The Asia-Pacific region is home to more than 60% of the world’s hungry, with the highest concentration located in Southern Asia, according to a United Nations Food and Agriculture Organization report published this week.
After years of success in reducing the prevalence of hunger, several countries are even showing a worrying reversal in this trend. In places like Afghanistan and the Philippines, hunger has actually become more widespread.
The UN warns that unless more concerted efforts are made, the dream of “zero hunger” by 2030 — one of the UN’s Sustainable Development Goals — won’t be reached.
“The analysis in this report is an eye-opener and a wake-up call to all of us here in Asia and the Pacific,” said Kundhavi Kadiresan, assistant Director-General of the UN FAO.
The fight is slowing
In some parts of the Asia-Pacific, the fight against hunger — measured by the percentage decrease in hunger rate — has slowed to nearly a grinding halt over the last two decades.

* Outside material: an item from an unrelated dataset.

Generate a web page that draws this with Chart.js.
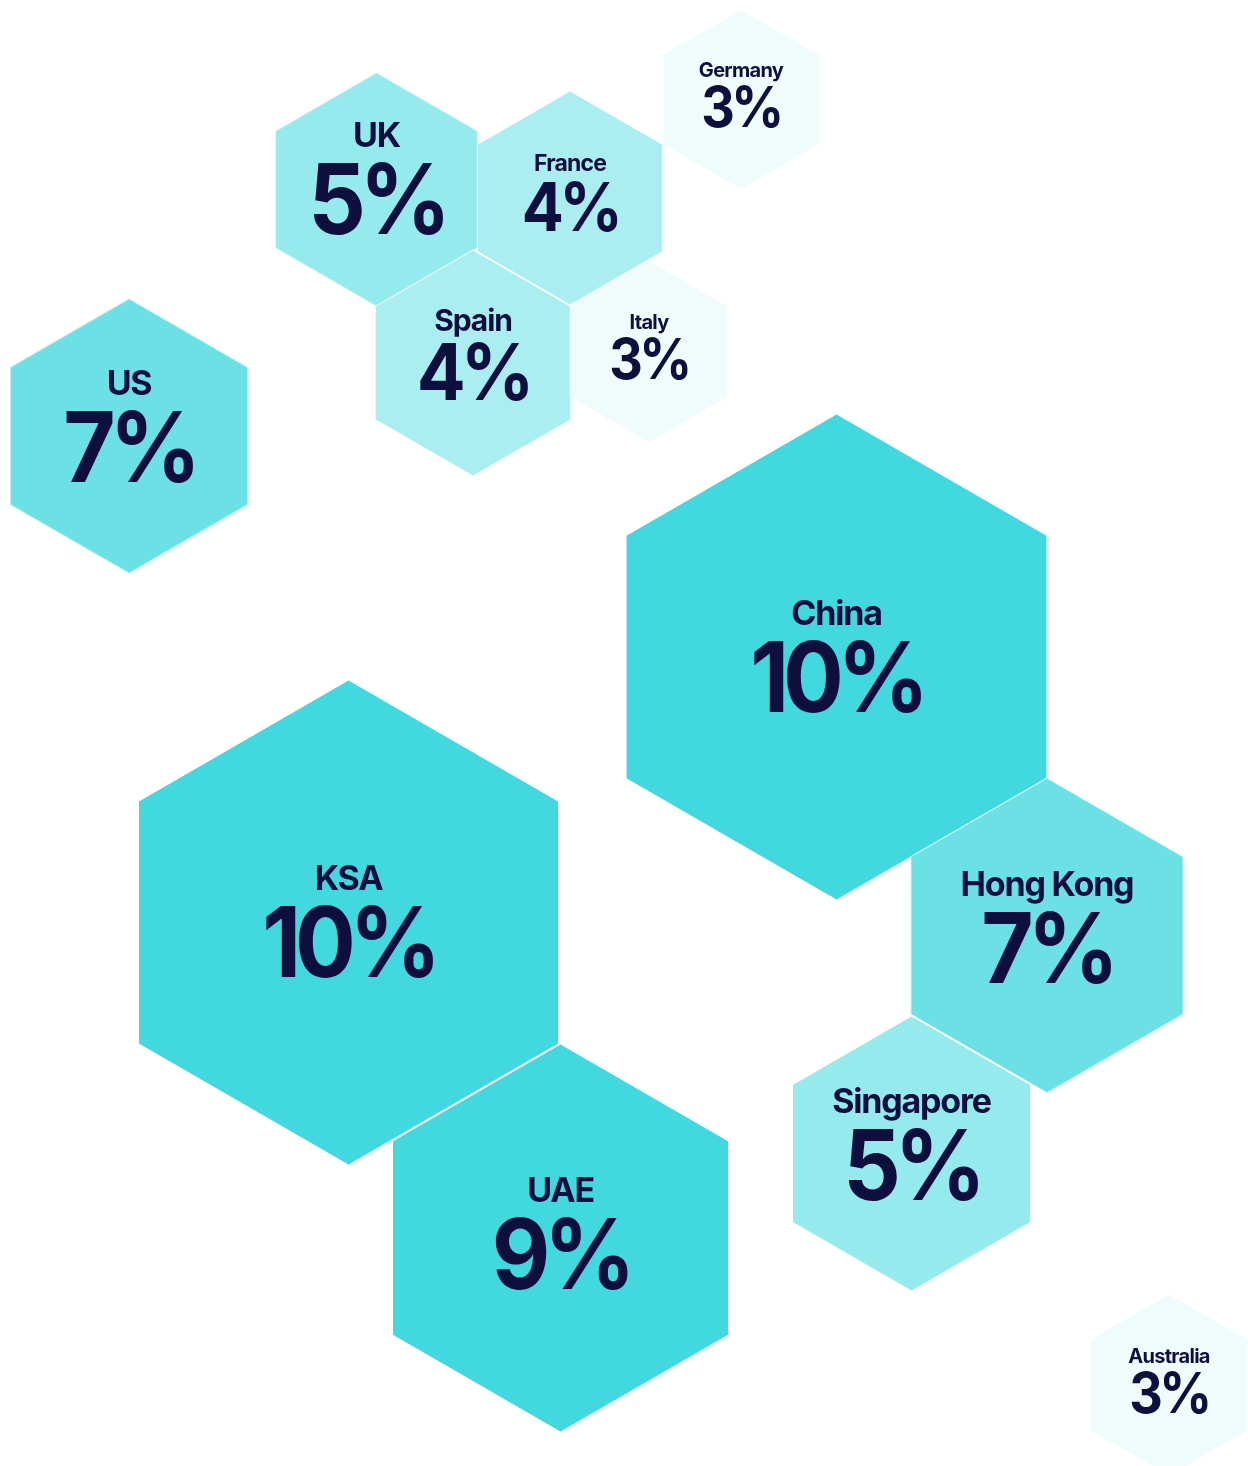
<!DOCTYPE html>
<html>
<head>
<meta charset="utf-8">
<script src="https://cdn.jsdelivr.net/npm/chart.js@4.4.1/dist/chart.umd.min.js"></script>
<style>
  html, body { margin: 0; padding: 0; background: #ffffff; }
  #wrap { width: 1248px; height: 1466px; }
</style>
</head>
<body>
<div id="wrap"><canvas id="graficoHex" width="1248" height="1466"></canvas></div>
<script>
// dados do gráfico
const paises = ["US", "UK", "France", "Germany", "Spain", "Italy", "China", "KSA", "Hong Kong", "UAE", "Singapore", "Australia"];
const percentuais = [7, 5, 4, 3, 4, 3, 10, 10, 7, 9, 5, 3];
const centroX = [129, 376.5, 570, 741, 473, 649, 836.5, 348.5, 1047, 560.5, 911.5, 1169];
const centroY = [436, 189.5, 198, 99.5, 363, 351.5, 657, 922.5, 935.5, 1238, 1153.5, 1385];
const raioHex = [137.5, 117, 107, 90, 113, 91, 243, 242.5, 157.5, 194, 137.5, 91];

// estilos
const coresPorPercentual = { 10: "#42D8DF", 9: "#42D8DF", 7: "#6CE1E5", 5: "#95EAED", 4: "#ABEEF1", 3: "#F0FBFC" };
const corTexto = "#0E0F3F";
const fontes = {
  "France": { label: 23, valor: 67 },
  "Spain": { label: 30, valor: 78 },
  "Italy": { label: 20, valor: 56 },
  "Germany": { label: 20, valor: 56 },
  "Australia": { label: 20, valor: 56 },
};
const fontePadrao = { label: 34, valor: 97 };

const cacheHex = {};
function raioPixel(chart, i) {
  const x = chart.scales.x;
  return Math.abs(x.getPixelForValue(centroX[i] + raioHex[i]) - x.getPixelForValue(centroX[i]));
}

function desenharHex(chart, i) {
  const r = raioPixel(chart, i);
  const chave = i + "_" + r.toFixed(1);
  if (cacheHex[chave]) return cacheHex[chave];
  const w = Math.ceil(2 * r * Math.cos(Math.PI / 6)) + 2;
  const h = Math.ceil(2 * r) + 2;
  const c = document.createElement("canvas");
  c.width = w;
  c.height = h;
  const g = c.getContext("2d");
  g.beginPath();
  for (let k = 0; k < 6; k++) {
    const ang = -Math.PI / 2 + k * Math.PI / 3;
    const px = w / 2 + r * Math.cos(ang);
    const py = h / 2 + r * Math.sin(ang);
    if (k === 0) g.moveTo(px, py); else g.lineTo(px, py);
  }
  g.closePath();
  g.fillStyle = coresPorPercentual[percentuais[i]];
  g.fill();
  g.strokeStyle = "#ffffff";
  g.lineWidth = 1;
  g.stroke();
  cacheHex[chave] = c;
  return c;
}

const textoHex = {
  id: "textoHex",
  afterDatasetsDraw(chart) {
    const ctx = chart.ctx;
    const meta = chart.getDatasetMeta(0);
    meta.data.forEach((el, i) => {
      const f = fontes[paises[i]] || fontePadrao;
      const r = raioPixel(chart, i);
      const capValor = f.valor * 0.727;
      const centroValor = el.y + 0.08 * r;
      const baseValor = centroValor + capValor / 2;
      const baseLabel = centroValor - 0.66 * f.valor + (f.label * 0.727) / 2;
      ctx.save();
      ctx.fillStyle = corTexto;
      ctx.textAlign = "center";
      ctx.textBaseline = "alphabetic";
      ctx.font = `700 ${f.label}px Inter`;
      ctx.letterSpacing = `${(-0.035 * f.label).toFixed(1)}px`;
      ctx.fillText(paises[i], el.x, baseLabel);
      // valor um pouco mais estreito
      ctx.translate(el.x, baseValor);
      ctx.scale(0.93, 1);
      ctx.font = `700 ${f.valor}px Inter`;
      ctx.letterSpacing = `${(-0.07 * f.valor).toFixed(1)}px`;
      ctx.fillText(percentuais[i] + "%", 0, 0);
      ctx.restore();
    });
  },
};

new Chart(document.getElementById("graficoHex"), {
  type: "scatter",
  data: {
    datasets: [
      {
        label: "Share",
        data: paises.map((p, i) => ({ x: centroX[i], y: centroY[i] })),
        pointStyle: (ctx) => desenharHex(ctx.chart, ctx.dataIndex),
        pointRadius: (ctx) => raioPixel(ctx.chart, ctx.dataIndex),
      },
    ],
  },
  options: {
    responsive: false,
    animation: false,
    layout: { padding: 0 },
    plugins: {
      legend: { display: false },
      tooltip: { enabled: false },
    },
    scales: {
      x: { type: "linear", min: 0, max: 1248, display: false },
      y: { type: "linear", min: 0, max: 1466, reverse: true, display: false },
    },
  },
  plugins: [textoHex],
});
</script>
</body>
</html>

In Bangladesh and India, efforts have gradually hit the brakes since the 1990s, according to the report.
Bangladesh peaked at a hunger reduction rate of 10.9% from 1997-2002. Success has been shockingly low in recent years — a mere 0.9% from 2010-2015 — a 10%.
Similar patterns were seen in other countries, from Cambodia and Indonesia, to Thailand and Timor-Leste.
The report says this could be due to the fact that as the hunger prevalence rate falls, it becomes much harder to reduce the rate even further.
“A lot of the people who have escaped hunger were people who had relatively decent education, they were connected to markets, they lived near healthcare centers so they could take care of their children,” Dr. David Dawe, Ph.D., a Senior Economist for the UN FAO and co-author of the report, told CNN.
“These were people who naturally escaped first and lived near a place where they could get a good job,” he added. “Having a good job is one important determiner to escape hunger, because you need the money to buy food and so a job gives you access to that.”
The report suggests that, today, nations might have to make better efforts to eliminate hunger than they had to in the past.
Hard to defeat
There are multiple reasons why this fight is so challenging, and these include a scarcity of arable land and rising food costs, according to the report.
“Asia is a land-scarce region and growing resource scarcity is already beginning to influence the food production landscape,” write the report authors.
It adds that the “scope for expansion of arable land in the region is quite limited, and the quality of land is declining.”
The reasons for this are many, but Dawe pointed to Asia’s high population density, pollution, and urbanization as potential factors.
“Here’s an area where maybe you need some more government regulation — not just ‘get out of the way of the private sector and let them pollute whatever they want,'” he said.
How to combat this? Growing food at home is one option. “Diversifying diets” to counteract rising obesity rates — a separate cause for concern — is another.
But the report also calls for additional funding for primary education, nutrition education, quality health care, and safe drinking water.
“I think that for governments, the main thing is to invest in rural areas, in healthcare and education — although to be honest, that even extends to urban areas, because we’re seeing increasing numbers of poor people in urban areas,” Dawe said.
In some countries, drop-off rates were not quite so severe, providing encouragement that while the fight against hunger may not be hitting its target, it hasn’t collapsed either. China’s fight against hunger has remained relatively stable over the last 15 years, with its hunger reduction rate slowing only marginally since its high from 1992-1997.
But the report says growth and public investment in the agricultural sector as well as “supporting diverse food systems” is key if “the goal of a hunger-free Asia and the Pacific by 2030 is to become a reality.”
And, with forecasts that the world could be home to an additional two billion people by the year 2050, concerns over battling hunger continue to mount.